A Short Course in Differential Topology

This book is offered as an entry in Cambridge University Press’s “program of undergraduate and beginning graduate-level textbooks for core courses, new courses, and interdisciplinary courses in pure and applied mathematics.” It qualifies under the first title: differential topology is something everyone should know — no mathematics program (especially at the graduate level) should be without a few offerings in this area. For such studies, the present book is excellent.

It scores on a number of counts: It does a solid job on the big topics that launch the subject, i.e., manifolds, the tangent space, the cotangent space — the usual suspects, as Claude Rains would have it (also of differential geometry). The author is to be commended for inserting, before he gets to the all-important material on bundles, a charter on such things as the notion of rank of a smooth map between manifolds, the inverse function theorem, regular values, and even the difference between an immersion and an imbedding: he is dotting some important i’s and crossing some important t’s. But then it’s on to the topics of bundles, specifically vector bundles, naturally culminating with a discussion of the tangent and cotangent bundles. In this context it is noteworthy that Dundas spends a good deal of space on constructions on bundles, e.g. the induced bundle, Whitney sums, and normal bundles.
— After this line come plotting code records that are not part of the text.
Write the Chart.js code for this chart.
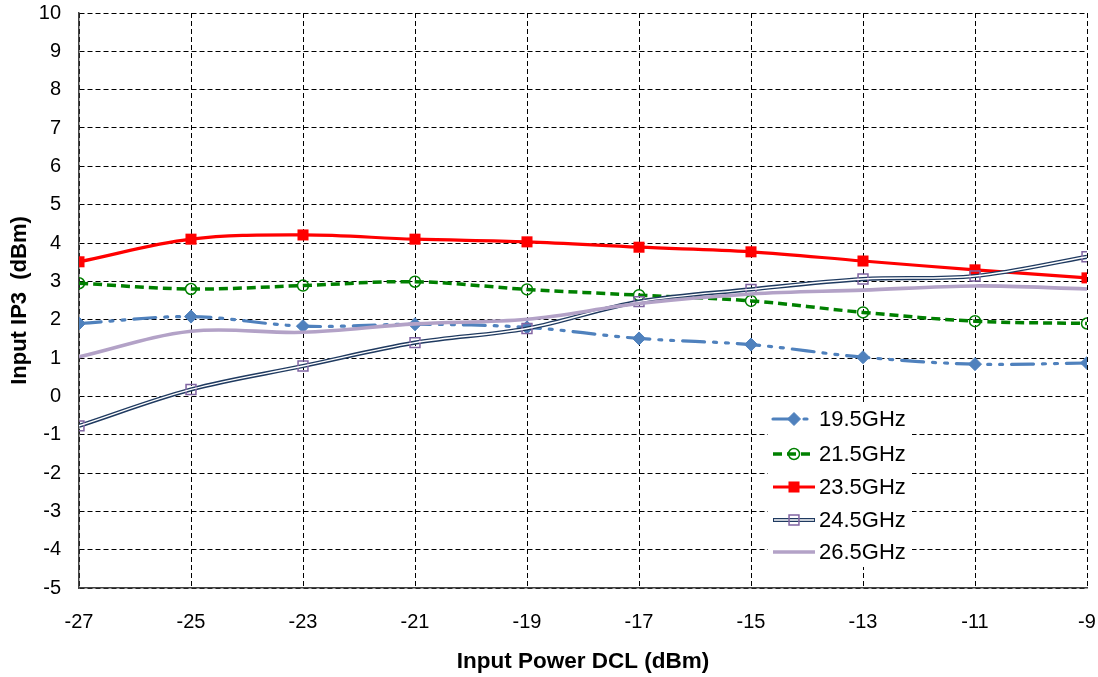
<!DOCTYPE html>
<html>
<head>
<meta charset="utf-8">
<script src="https://cdn.jsdelivr.net/npm/chart.js@4.4.1/dist/chart.umd.min.js"></script>
<style>
  html, body { margin: 0; padding: 0; background: #fff; }
  #wrap { width: 1098px; height: 677px; }
</style>
</head>
<body>
<div id="wrap"><canvas id="c" width="1098" height="677"></canvas></div>
<script>
const inputPower = [-27, -25, -23, -21, -19, -17, -15, -13, -11, -9];
const seriesNames = ['19.5GHz', '21.5GHz', '23.5GHz', '24.5GHz', '26.5GHz'];
const ip3_19_5 = [1.90, 2.08, 1.83, 1.88, 1.80, 1.51, 1.35, 1.02, 0.84, 0.87];
const ip3_21_5 = [2.95, 2.80, 2.89, 2.99, 2.79, 2.64, 2.49, 2.19, 1.96, 1.90];
const ip3_23_5 = [3.51, 4.10, 4.21, 4.10, 4.03, 3.89, 3.77, 3.53, 3.30, 3.09];
const ip3_24_5 = [-0.77, 0.18, 0.79, 1.40, 1.77, 2.47, 2.79, 3.06, 3.14, 3.64];
const ip3_26_5 = [1.03, 1.70, 1.67, 1.89, 2.01, 2.42, 2.67, 2.77, 2.88, 2.80];

const toXY = arr => arr.map((v, i) => ({ x: inputPower[i], y: v }));
const FONT = '"Liberation Sans", Arial, sans-serif';

const datasets = [
  { label: seriesNames[0], data: toXY(ip3_19_5), borderColor: '#4F81BD', backgroundColor: '#4F81BD',
    borderWidth: 3.2, borderDash: [22, 9, 3, 9, 3, 9], borderCapStyle: 'round',
    pointStyle: 'rectRot', pointRadius: 6.5, pointBorderWidth: 1, pointBorderColor: '#4F81BD', pointBackgroundColor: '#4F81BD', order: 5 },
  { label: seriesNames[1], data: toXY(ip3_21_5), borderColor: '#008000', backgroundColor: 'rgba(0,0,0,0)',
    borderWidth: 3.5, borderDash: [9, 5],
    pointStyle: 'circle', pointRadius: 5.5, pointBorderWidth: 1.5, pointBorderColor: '#008000', pointBackgroundColor: 'rgba(0,0,0,0)', order: 4 },
  { label: seriesNames[2], data: toXY(ip3_23_5), borderColor: '#FF0000', backgroundColor: '#FF0000',
    borderWidth: 3.2,
    pointStyle: 'rect', pointRadius: 7.8, pointBorderWidth: 0, pointBackgroundColor: '#FF0000', order: 3 },
  { label: seriesNames[3], data: toXY(ip3_24_5), borderColor: '#1F3A60', backgroundColor: 'rgba(0,0,0,0)',
    borderWidth: 4.2,
    pointStyle: 'rect', pointRadius: 7, pointBorderWidth: 1.5, pointBorderColor: '#8064A2', pointBackgroundColor: 'rgba(0,0,0,0)', order: 2,
    innerColor: '#FFFFFF' },
  { label: '_inner', data: toXY(ip3_24_5), borderColor: '#FFFFFF', borderWidth: 1.4, pointRadius: 0, order: 1.8 },
  { label: seriesNames[4], data: toXY(ip3_26_5), borderColor: '#B3A2C7', backgroundColor: '#B3A2C7',
    borderWidth: 3.6, pointRadius: 0, order: 1 }
];

const legendPlugin = {
  id: 'insideLegend',
  afterDraw(chart) {
    const ctx = chart.ctx;
    ctx.save();
    ctx.fillStyle = '#FFFFFF';
    ctx.fillRect(768, 402, 144, 165);
    const rows = [419, 454, 487, 520, 552];
    const ds = chart.data.datasets.filter(d => d.label !== '_inner');
    ds.forEach((d, i) => {
      const y = rows[i];
      const x0 = 773, x1 = 815, xm = 794;
      ctx.save();
      ctx.lineWidth = d.borderWidth;
      ctx.strokeStyle = d.borderColor;
      ctx.setLineDash(d.borderDash || []);
      ctx.lineCap = d.borderCapStyle || 'butt';
      ctx.beginPath(); ctx.moveTo(x0, y); ctx.lineTo(x1, y); ctx.stroke();
      if (d.innerColor) {
        ctx.setLineDash([]);
        ctx.lineWidth = 1.4; ctx.strokeStyle = d.innerColor;
        ctx.beginPath(); ctx.moveTo(x0 + 1, y); ctx.lineTo(x1 - 1, y); ctx.stroke();
      }
      ctx.restore();
      if (d.pointRadius > 0) {
        ctx.save();
        ctx.setLineDash([]);
        ctx.fillStyle = d.pointBackgroundColor;
        ctx.strokeStyle = d.pointBorderColor || d.pointBackgroundColor;
        ctx.lineWidth = d.pointBorderWidth;
        Chart.helpers.drawPoint(ctx, { pointStyle: d.pointStyle, radius: d.pointRadius, rotation: 0, borderWidth: d.pointBorderWidth }, xm, y);
        ctx.restore();
      }
      ctx.fillStyle = '#000';
      ctx.font = '22px ' + FONT;
      ctx.textBaseline = 'middle';
      ctx.textAlign = 'left';
      ctx.fillText(d.label, 819, y + 1);
    });
    ctx.restore();
  }
};

new Chart(document.getElementById('c'), {
  type: 'line',
  data: { datasets },
  options: {
    responsive: false,
    animation: false,
    devicePixelRatio: 1,
    layout: { padding: { left: 0, right: 11, top: 13, bottom: 0 } },
    elements: { line: { tension: 0.35, fill: false } },
    plugins: { legend: { display: false }, tooltip: { enabled: false } },
    scales: {
      x: {
        type: 'linear', min: -27, max: -9,
        afterFit(s) { s.height = 89; s.paddingLeft = 0; s.paddingRight = 0; },
        ticks: { stepSize: 2, padding: 22, color: '#000', font: { family: FONT, size: 20 }, maxRotation: 0 },
        grid: { color: '#000', lineWidth: 1, drawTicks: false },
        border: { display: true, color: '#444', width: 1.5, dash: [5, 3] },
        title: { display: true, text: 'Input Power DCL (dBm)', color: '#000', font: { family: FONT, size: 22.5, weight: 'bold' }, padding: { top: 0, bottom: 2 } }
      },
      y: {
        type: 'linear', min: -5, max: 10,
        afterFit(s) { s.width = 79; s.paddingTop = 0; s.paddingBottom = 0; },
        ticks: { stepSize: 1, padding: 18, color: '#000', font: { family: FONT, size: 20 } },
        grid: { color: '#000', lineWidth: 1, drawTicks: false },
        border: { display: true, color: '#444', width: 1.5, dash: [5, 3] },
        title: { display: true, text: 'Input IP3  (dBm)', color: '#000', font: { family: FONT, size: 22, weight: 'bold' }, padding: { top: 7, bottom: 0 } }
      }
    }
  },
  plugins: [legendPlugin]
});
</script>
</body>
</html>
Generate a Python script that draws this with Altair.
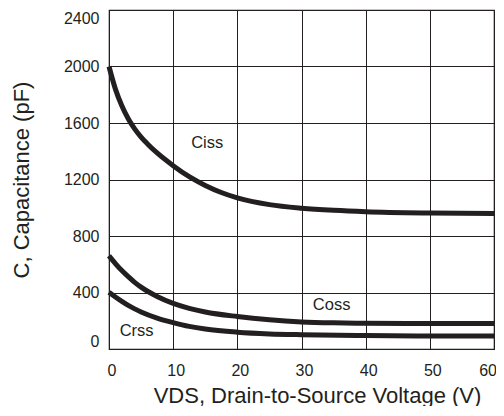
import altair as alt
import pandas as pd

# ---- data ----
ciss_v = [0, 1, 2, 3, 4, 5, 6, 7.5, 10, 12.5, 15, 17.5, 20, 25, 30, 35, 40, 50, 60]
ciss_c = [2000, 1840, 1722, 1630, 1558, 1500, 1452, 1388, 1298, 1220, 1158, 1108, 1070, 1022, 997, 982, 972, 963, 960]

coss_v = [0, 1, 2, 3, 4, 5, 7.5, 10, 12.5, 15, 20, 25, 30, 35, 40, 50, 60]
coss_c = [660, 605, 555, 512, 472, 438, 372, 323, 288, 262, 230, 207, 192, 185, 182, 180, 180]

crss_v = [0, 1, 2, 3, 4, 5, 7.5, 10, 12.5, 15, 20, 25, 30, 40, 50, 60]
crss_c = [402, 368, 337, 309, 284, 262, 219, 187, 160, 141, 119, 107, 101, 95, 92, 92]

label_text = ["Ciss", "Coss", "Crss"]
label_x = [15.3, 34.7, 4.3]
label_y = [1461, 309, 125]

x_ticks = [0, 10, 20, 30, 40, 50, 60]
y_ticks = [0, 400, 800, 1200, 1600, 2000, 2400]

rows = []
for name, vs, cs in [("Ciss", ciss_v, ciss_c), ("Coss", coss_v, coss_c), ("Crss", crss_v, crss_c)]:
    for v, c in zip(vs, cs):
        rows.append({"series": name, "V": v, "C": c})
df = pd.DataFrame(rows)
labels = pd.DataFrame({"text": label_text, "V": label_x, "C": label_y})

FONT = "Liberation Sans"
INK = "#231f20"

xscale = alt.Scale(domain=[0, 60], nice=False, zero=False)
yscale = alt.Scale(domain=[0, 2400], nice=False)

lines = alt.Chart(df).mark_line(
    color=INK, strokeWidth=5, interpolate="monotone", strokeCap="butt"
).encode(
    x=alt.X("V:Q", scale=xscale,
            axis=alt.Axis(values=x_ticks, title="VDS, Drain-to-Source Voltage (V)",
                          grid=True, gridColor=INK, gridOpacity=1, gridWidth=1,
                          ticks=False, domain=False, labelPadding=13, labelOffset=2.5,
                          labelFlush=False, format="d",
                          labelAlign={"condition": {"test": "datum.value >= 60", "value": "right"},
                                      "value": "center"},
                          labelFontSize=16, labelFont=FONT, labelColor=INK,
                          titleFont=FONT, titleFontSize=22, titleFontWeight="normal",
                          titleColor=INK, titleBaseline="alphabetic",
                          titleX=208, titleY=53)),
    y=alt.Y("C:Q", scale=yscale,
            axis=alt.Axis(values=y_ticks, title="C, Capacitance (pF)",
                          grid=True, gridColor=INK, gridOpacity=1, gridWidth=1,
                          ticks=False, domain=False, labelPadding=10, labelFlush=True,
                          format="d",
                          labelFontSize=16, labelFont=FONT, labelColor=INK,
                          titleFont=FONT, titleFontSize=22, titleFontWeight="normal",
                          titleColor=INK, titleBaseline="alphabetic",
                          titleX=-81, titleY=169.5)),
    detail="series:N",
)

texts = alt.Chart(labels).mark_text(
    font=FONT, fontSize=16.5, color=INK, align="center", baseline="middle"
).encode(x=alt.X("V:Q", scale=xscale), y=alt.Y("C:Q", scale=yscale), text="text:N")

chart = alt.layer(lines, texts).properties(
    width=385, height=339,
    autosize=alt.AutoSizeParams(type="none"),
    padding={"left": 101, "top": 2, "right": 2, "bottom": 57},
    background="white",
).configure_view(stroke=INK, strokeWidth=1.2)

chart.save("out.html", embed_options={"renderer": "svg", "actions": False})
After that, he does on to deal with integrability, with an explicit emphasis on flows. This is of course a very good thing to do, given, for example, the approach to Morse theory using dynamical systems. And integration on manifolds is clearly a titanic theme in its own right, ubiquitous in modern mathematics. I’m reminded of what is probably the first place I saw this material, namely, Spivak’s timeless little classic, Calculus on Manifolds.

The book starts with some marvelous and — at least to me — unexpected motivations, to wit, a discussion of how a robot’s arm operating in 3-space sweeps out surprising manifolds (like the torus), a discussion of the configuration space of a pair of electrons, and a discussion of state spaces and fibre bundles. Engineers and physicists should be happy, particularly in these days of ecumenism: witness the role quantum field theory plays in low-dimensional topology.

This Short Course in Differential Topology is first and foremost a textbook for mathematics students of the right level, and so is full of exercises. Dundas includes an appendix containing hints: so, do the exercises. Speaking of appendices, he also includes one on point set topology, and it’s quite complete. Still, the student should already know this material, and this appendix should serve only as a reference. Finally, I very much like the way the book is laid out: big margins just asking to be doodled all over, excellent delineation of things (numbered definitions, theorems, examples, notes, and exercises, and so on), and a good and engaging writing style — cf. p. 117, for example: Exercise 5.5.14 included the phrase, “There is an even groovier description of TSⁿ …” You gotta love it. It looks like a very good book.

Michael Berg is Professor of Mathematics at Loyola Marymount University in Los Angeles.